For his part, Sen. Arlen Specter (R-Pa.) slammed the platform for some of its sections on issues that are opposed by many American Jews, regardless of party affiliation.

“The Republican Party is not making this irresponsible and mean-spirited amendment part of this campaign,” Specter, who is pro-choice, said of the abortion plank.

Specter also lambasted what he called the “despicable call to ban citizenship to those born in the United States” to illegal immigrants.

The same Jewish Republicans who are distancing themselves from the party’s platform on social issues are championing the blueprint’s strong pro-Israel message.

The platform calls for the implementation of legislation initiated by Dole when he was a senator that requires the United States to move its embassy in Israel from Tel Aviv to Jerusalem.

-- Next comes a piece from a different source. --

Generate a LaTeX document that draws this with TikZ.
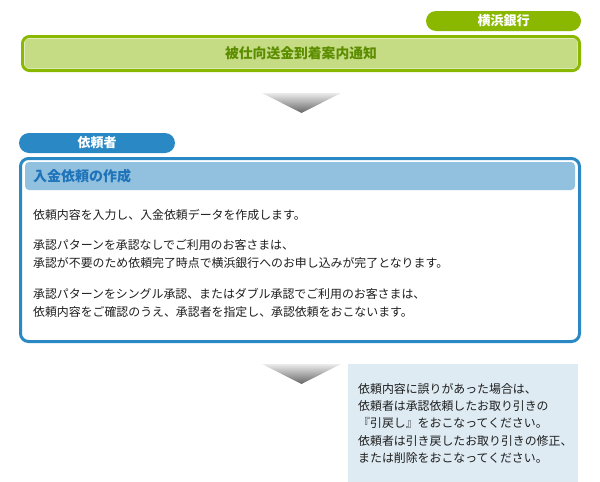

It also commits to joint U.S.-Israeli military projects now under way.

The platform is the GOP’s “best ever on Israel,” said an American Israel Public Affairs Committee official who worked with the drafting committee and asked not to be named.

For his part, vice presidential hopeful Kemp told a Jewish-sponsored reception here: “I am proud to run” with a “platform that recognizes the strong relationship, common values, common ideals” that the United States and Israel share.

But Republicans acknowledge that Israel alone will not sway the election for most American Jews.

“Dole-Kemp will win this election on the strength of the message of hope and opportunity,” said Matt Brooks, executive director of the National Jewish Coalition.

“We will reach the American voter from churches to synagogues to ghettos to barrios,” he said.